Center for Water and the Environment

Water Quality Impacts of the Nov. 2018 Camp Fire

Students working with pipettes at a site damaged by the Campfire

Jackson Webster and Sandrine Matiasek are investigating the effects of watershed burning in a wildland-urban interface (WUI) on downstream water quality in the context of the 2018 Camp Fire that severely damaged the town of Paradise. As the most destructive fire in California’s history was still burning, the team started sampling water in five creeks draining from the more than 150,000 acre burn area during storm runoff events. Given the number of homes burned (18,000 buildings) and the upper-watershed setting, there was concern that overland flow and ash from burned urban and suburban homes, cars, and other buildings transported toxic metals (e.g., Al, Cd, Cr, Cu, Hg, Ni, Pb, Sn, Zn), EPA-regulated toxic organic chemicals (e.g. PAHs, PCBs, PBBs, brominated fire retardants, dioxins) and other contaminants of concern into the surrounding waterways and water supplies. Big Chico Creek has been monitored at the Big Chico Creek Ecological Reserve throughout the study as the unburned control watershed.

Dry Creek at Pearson

This research is supported by a Collaborative RAPID grant from the National Science Foundation and involves collaborators from the University of Colorado Boulder, the University of Washington, Clemson University, and the University of North Carolina, Greensboro. Jackson Webster and Sandrine Matiasek are also involved in another NSF RAPID Collaborative grant awarded to Northwestern University to test the field deployment of a new synthetic biology platform using regulated in vitro transcriptional sensors that can detect toxic compounds such as lead, copper, zinc and cadmium in water samples. Field tests were successful and preliminary results were presented at the American Geophysical Union Fall Meeting in December 2019. 
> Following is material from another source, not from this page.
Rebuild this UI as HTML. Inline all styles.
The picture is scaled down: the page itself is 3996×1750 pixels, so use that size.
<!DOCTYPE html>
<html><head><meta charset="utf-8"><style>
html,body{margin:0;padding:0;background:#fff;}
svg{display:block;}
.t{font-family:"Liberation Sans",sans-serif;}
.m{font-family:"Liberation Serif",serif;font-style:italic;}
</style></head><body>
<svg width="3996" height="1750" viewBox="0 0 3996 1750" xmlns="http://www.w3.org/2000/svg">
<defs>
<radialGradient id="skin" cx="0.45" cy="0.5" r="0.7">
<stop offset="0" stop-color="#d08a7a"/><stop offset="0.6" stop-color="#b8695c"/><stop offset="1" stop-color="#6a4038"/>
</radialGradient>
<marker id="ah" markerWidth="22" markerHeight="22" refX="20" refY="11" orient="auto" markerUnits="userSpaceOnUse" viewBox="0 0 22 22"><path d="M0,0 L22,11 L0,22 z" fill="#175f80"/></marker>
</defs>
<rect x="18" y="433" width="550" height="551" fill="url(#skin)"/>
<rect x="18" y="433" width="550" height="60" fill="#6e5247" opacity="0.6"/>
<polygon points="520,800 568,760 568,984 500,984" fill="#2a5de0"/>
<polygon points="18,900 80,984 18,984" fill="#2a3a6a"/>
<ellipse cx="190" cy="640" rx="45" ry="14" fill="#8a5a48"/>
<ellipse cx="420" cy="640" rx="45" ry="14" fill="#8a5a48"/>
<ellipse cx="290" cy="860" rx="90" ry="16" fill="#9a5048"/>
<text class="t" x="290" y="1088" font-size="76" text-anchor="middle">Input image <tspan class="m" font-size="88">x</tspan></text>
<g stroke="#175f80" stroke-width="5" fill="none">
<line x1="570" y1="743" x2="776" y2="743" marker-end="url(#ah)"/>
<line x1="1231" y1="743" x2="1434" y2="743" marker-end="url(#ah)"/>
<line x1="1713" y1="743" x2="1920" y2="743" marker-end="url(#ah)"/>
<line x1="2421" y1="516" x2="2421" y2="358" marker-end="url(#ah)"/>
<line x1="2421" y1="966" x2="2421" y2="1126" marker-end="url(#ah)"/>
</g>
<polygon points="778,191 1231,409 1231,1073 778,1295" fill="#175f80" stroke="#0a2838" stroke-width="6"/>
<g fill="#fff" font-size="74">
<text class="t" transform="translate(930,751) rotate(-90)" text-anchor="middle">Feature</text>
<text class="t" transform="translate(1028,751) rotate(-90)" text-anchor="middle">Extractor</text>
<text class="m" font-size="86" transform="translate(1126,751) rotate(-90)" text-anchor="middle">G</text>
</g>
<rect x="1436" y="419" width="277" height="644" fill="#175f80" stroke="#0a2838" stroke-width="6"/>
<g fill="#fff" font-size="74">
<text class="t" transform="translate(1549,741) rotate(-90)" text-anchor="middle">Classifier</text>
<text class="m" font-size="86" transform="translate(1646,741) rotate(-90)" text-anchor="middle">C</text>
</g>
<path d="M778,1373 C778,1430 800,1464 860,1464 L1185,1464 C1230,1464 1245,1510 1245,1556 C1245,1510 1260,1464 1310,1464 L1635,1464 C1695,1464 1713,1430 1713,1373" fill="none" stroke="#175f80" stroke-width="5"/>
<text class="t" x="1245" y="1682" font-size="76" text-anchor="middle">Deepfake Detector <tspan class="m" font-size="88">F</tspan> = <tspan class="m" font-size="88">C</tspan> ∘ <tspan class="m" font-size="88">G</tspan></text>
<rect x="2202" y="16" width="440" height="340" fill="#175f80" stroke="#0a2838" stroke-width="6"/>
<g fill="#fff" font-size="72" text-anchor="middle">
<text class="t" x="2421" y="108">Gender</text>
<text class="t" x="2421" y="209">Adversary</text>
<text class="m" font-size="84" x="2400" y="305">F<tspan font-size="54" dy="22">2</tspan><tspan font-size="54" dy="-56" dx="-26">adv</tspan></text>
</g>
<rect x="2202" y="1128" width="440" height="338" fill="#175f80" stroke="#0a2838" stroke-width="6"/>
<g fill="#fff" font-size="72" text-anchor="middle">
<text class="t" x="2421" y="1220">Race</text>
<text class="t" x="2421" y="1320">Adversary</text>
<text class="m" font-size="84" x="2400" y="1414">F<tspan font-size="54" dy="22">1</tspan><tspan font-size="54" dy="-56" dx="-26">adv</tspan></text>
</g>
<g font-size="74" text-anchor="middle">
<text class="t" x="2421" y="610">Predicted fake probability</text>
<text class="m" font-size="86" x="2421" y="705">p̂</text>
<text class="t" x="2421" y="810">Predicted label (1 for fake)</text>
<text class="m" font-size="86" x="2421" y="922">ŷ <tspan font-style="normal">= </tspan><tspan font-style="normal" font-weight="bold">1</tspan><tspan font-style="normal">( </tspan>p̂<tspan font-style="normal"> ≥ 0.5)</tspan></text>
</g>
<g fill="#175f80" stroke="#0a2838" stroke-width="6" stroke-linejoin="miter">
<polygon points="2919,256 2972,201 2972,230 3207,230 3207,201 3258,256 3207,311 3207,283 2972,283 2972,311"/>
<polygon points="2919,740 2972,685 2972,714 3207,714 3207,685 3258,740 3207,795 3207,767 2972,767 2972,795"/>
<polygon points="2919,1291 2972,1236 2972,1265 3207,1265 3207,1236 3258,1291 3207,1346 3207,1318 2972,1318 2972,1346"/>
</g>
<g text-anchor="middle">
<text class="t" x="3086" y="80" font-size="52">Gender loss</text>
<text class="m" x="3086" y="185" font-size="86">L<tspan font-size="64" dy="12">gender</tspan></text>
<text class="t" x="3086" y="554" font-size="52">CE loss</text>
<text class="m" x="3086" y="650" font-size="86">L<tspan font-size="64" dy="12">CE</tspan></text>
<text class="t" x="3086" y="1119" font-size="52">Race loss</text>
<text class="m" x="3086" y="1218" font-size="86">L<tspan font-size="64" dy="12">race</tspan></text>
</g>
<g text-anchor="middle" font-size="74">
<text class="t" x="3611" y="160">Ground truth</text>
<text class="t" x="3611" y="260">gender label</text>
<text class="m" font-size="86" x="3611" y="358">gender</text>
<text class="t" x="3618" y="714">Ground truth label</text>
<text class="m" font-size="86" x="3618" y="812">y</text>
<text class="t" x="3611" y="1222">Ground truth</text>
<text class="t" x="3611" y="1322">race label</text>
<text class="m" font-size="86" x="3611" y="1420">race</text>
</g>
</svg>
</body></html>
Preliminary results demonstrate evidence of fire-generated contaminants in creeks receiving storm runoff from the burned watersheds, prompting concerns for aquatic ecosystem health, especially for the last stable Chinook spring run Salmon population in CA hosted by Butte Creek. The results of this study will be a source of information for downstream water users following future wildfire. Further, it is anticipated that this work will identify additional key questions and help guide future research in the area of post-wildfire water quality.